Houston preps for pot cash windfall
HOUSTON — Marijuana money could add a significant boost to Houston’s finances, according to a projection presented at Thursday’s city council meeting.
Mayor Virgie Thompson distributed a rough estimate showing that with four cultivation facilities growing about half of their planned capacity, the excise tax on marijuana could generate $166,400 per year for the budget. Based on the approved fiscal year 2016, that would constitute a boost of about 20 percent to city coffers over the 2016 projections. If the projection were to hold, that would immediately make marijuana the third-largest source of revenue for the financially struggling city, after property taxes and the state’s diminishing revenue sharing plan.
Thompson based the projection on the city’s excise tax rates, unanimously passed that evening, and set at $10 per ounce for the flower and bud portion of the plant, and $2 per ounce for all the remaining portions. Officials said the number could be on the low side, as the estimate doesn’t include potential tax revenues from limited cultivation operations, derivative products, or retail sales. Full budget figures, including figures for revenues and expenditures, likely won’t be available for several weeks, city officials said.
“This information is based on the interest and knowing the people that are standing in line that are going to be doing this,” Thompson said. “This is very conservative.”

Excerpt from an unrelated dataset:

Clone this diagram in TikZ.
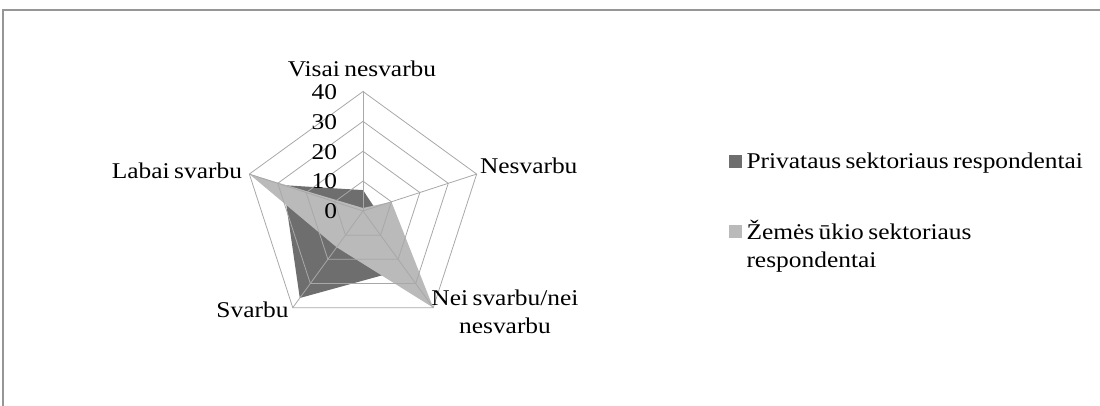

However, uncertainty at the state level means Thompson won’t be able to take those revenues into account when planning the 2017 Houston budget, due for introduction at the May 12 city council meeting.
Conversation at the council meeting focused on HB 75, which remained in a House-Senate conference committee Friday over the issue of whether the state’s unincorporated borough should start out with marijuana banned as its default setting — meaning towns and villages would have to vote to opt in on commercial marijuana — or with marijuana permitted as the default setting, according to the Alaska Journal of Commerce and Houston Deputy Clerk Rebecca White.

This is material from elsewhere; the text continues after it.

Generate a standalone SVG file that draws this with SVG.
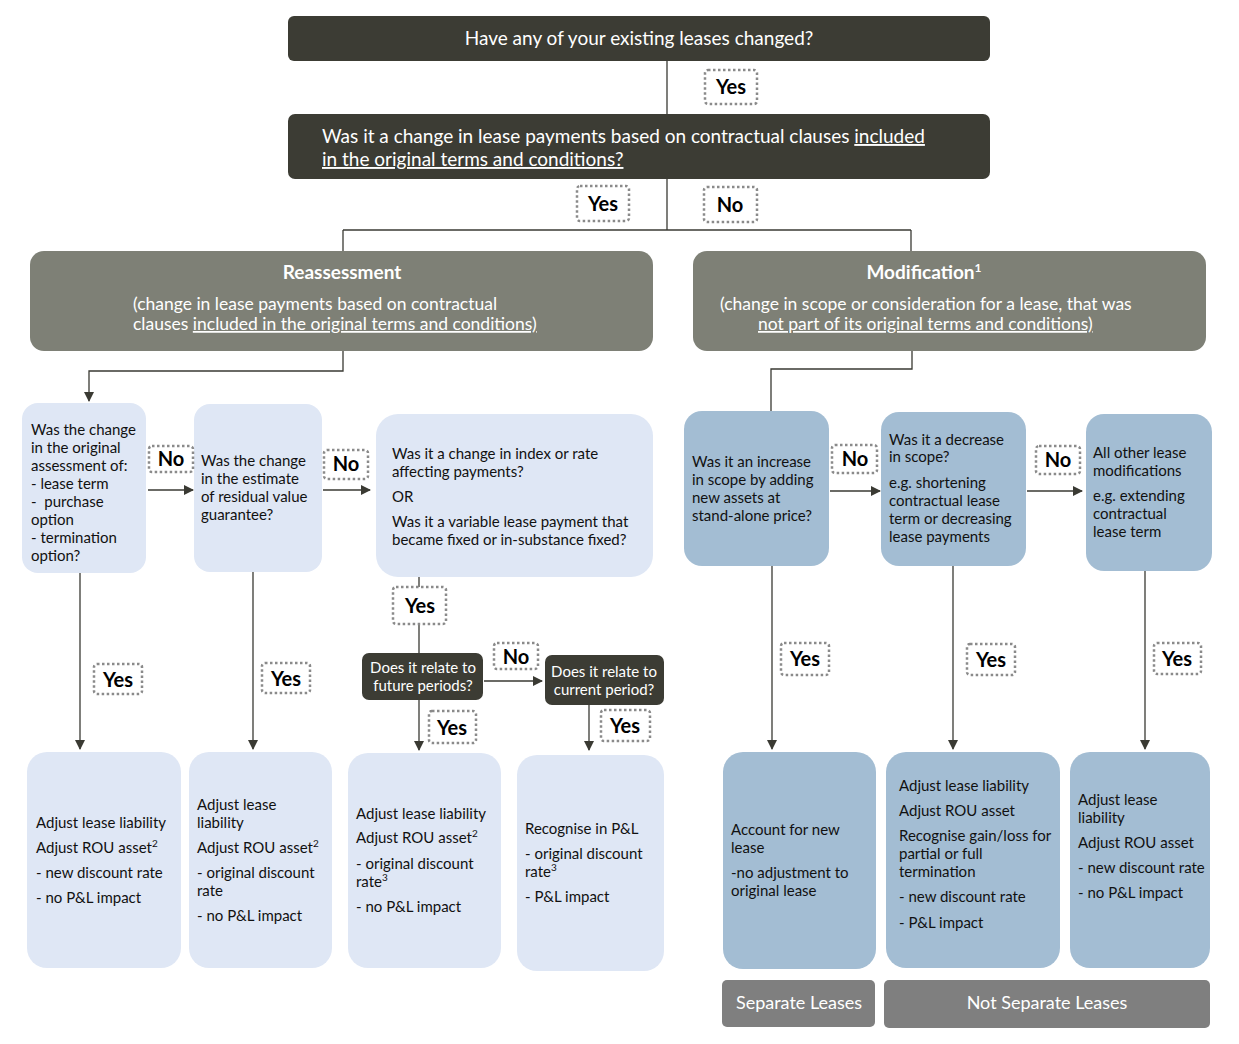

The measure also contains language allowing the Department of Public Safety to request a federal background check for licensees. State regulators have said publicly no licenses will be issued without the ability for officials to request a federal background check, though no provisions of state law specifically require such a check as a condition for getting a license.
Some council members suggested the legislative delays were part of a deliberate effort to stymie commercial marijuana in the state until a time when the Legislature can take up the issue, which is expected to come in February 2017.
“So basically, this background check is just a stopping block by the anti-marijuana folks?” said councilman Casey Johansen.
“Well, that’s speculation,” White replied.
“Speculation? Sounds like it to me,” Johansen said.
If the state fails to establish new regulations, Houston officials would be able to start issuing their own licenses without state review one year later, White said. That drew a few chuckles from council members, but also a warning from deputy mayor Lance Wilson.
“Here’s the catch,” he said. “Our license is contingent on the state license. If we decide to go it alone, everything that the state was doing as far as regulation and screening, that’ll be our responsibility.”
That, in turn prompted disgust from Johansen.
“I don’t even smoke the stuff and I’m irritated,” he said. “The people of the state voted for it. Get with the program. I don’t care if you don’t like it. Suck it up, buttercup.”
The council also unanimously adopted a city-level marijuana business licensing scheme — which would establish the guidelines under which the city council could issue a protest for a state-issued business — and established civil penalties for violations ranging from cultivation without proper licensure (a $500 fine) to failure to display an excise tax license ($50).
The council also voted 4-1 to disallow cultivation operations in multi-family residential-zoned areas, citing concern for renters. Johansen cast the lone dissenting vote.